Their reach is only a few miles, but short-distance FM broadcasts have generated a steady crackle of controversy.
Until recently that controversy had swirled around the federal government's determination to crack down on the unlicensed, low-power FM radio stations - known as "pirates" - which played to a small, but often fiercely loyal, local audience.
"Radio Free Berkeley," in Berkeley, Calif., was the classic case. Its shuttering by the Federal Communications Commission was upheld by a federal district court in 1998. Soon thereafter, the FCC closed more than 300 other low-power FM stations. The agency, clearly, was not going to tolerate any end runs, however small-scale, around its licensing authority.

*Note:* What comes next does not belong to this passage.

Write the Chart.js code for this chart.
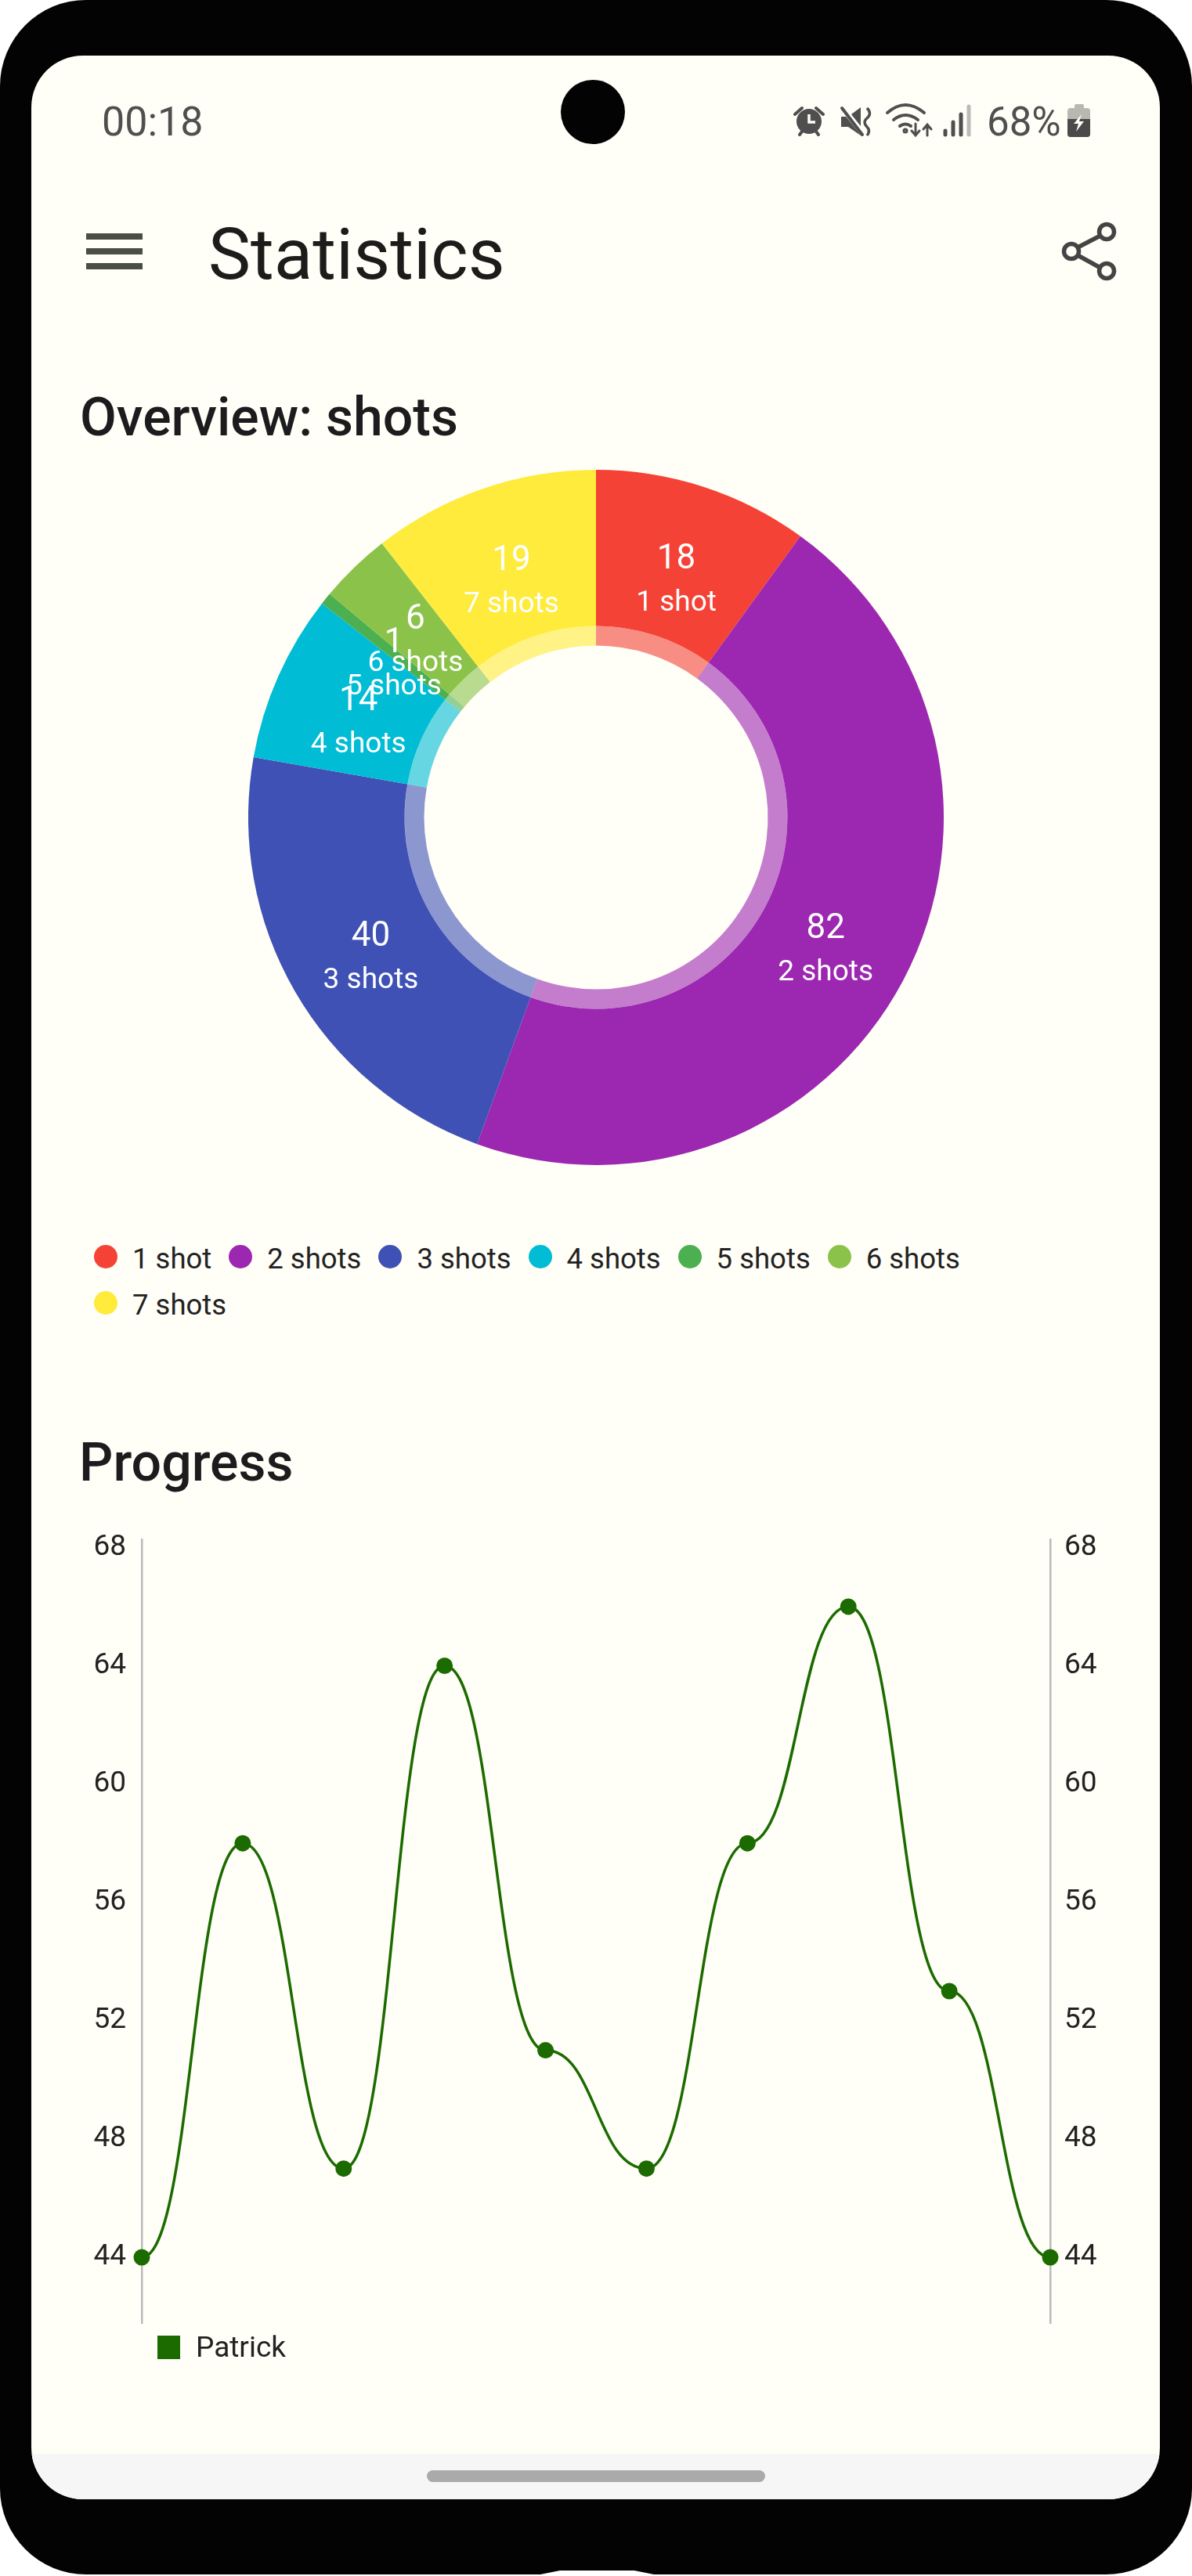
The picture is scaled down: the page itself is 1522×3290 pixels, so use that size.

But Washington's keeper of the airwaves has had a change of heart. The FCC has decided to offer licenses for some 1,000 low-power FM stations. Applications begin this month. William Kennard, FCC chairman, lauds the ministations as "new voices" that can counter the increasing concentration of ownership in media. With an investment of only a few thousand dollars in low-power equipment, a new station can be born.
This is a welcome development. But Mr. Kennard's vision of fostering a new - fully licensed - wave of local, participatory broadcasting has its critics. Some complain that requiring new stations to be noncommercial (without advertising) greatly limits who'll participate. Nonprofit organizations, schools, and churches are the most likely takers.
Established broadcasters, private and public, are also complaining. They claim the low-power newcomers (a maximum of 100 watts) will cause interference on their stations (6,000 watts and up). FCC engineers say this won't be a problem. But some in Congress are backing the broadcasters, pushing bills to block the FCC's plan.
That plan may have its flaws. But it's a lot better than banishing from the airwaves - which are, after all, a public trust - small-time broadcasters who have a point of view, provide a local service, or play a type of music unheard at present. Congress should not let itself be influenced by well-funded broadcasters and stifle small "new voices" on FM radio.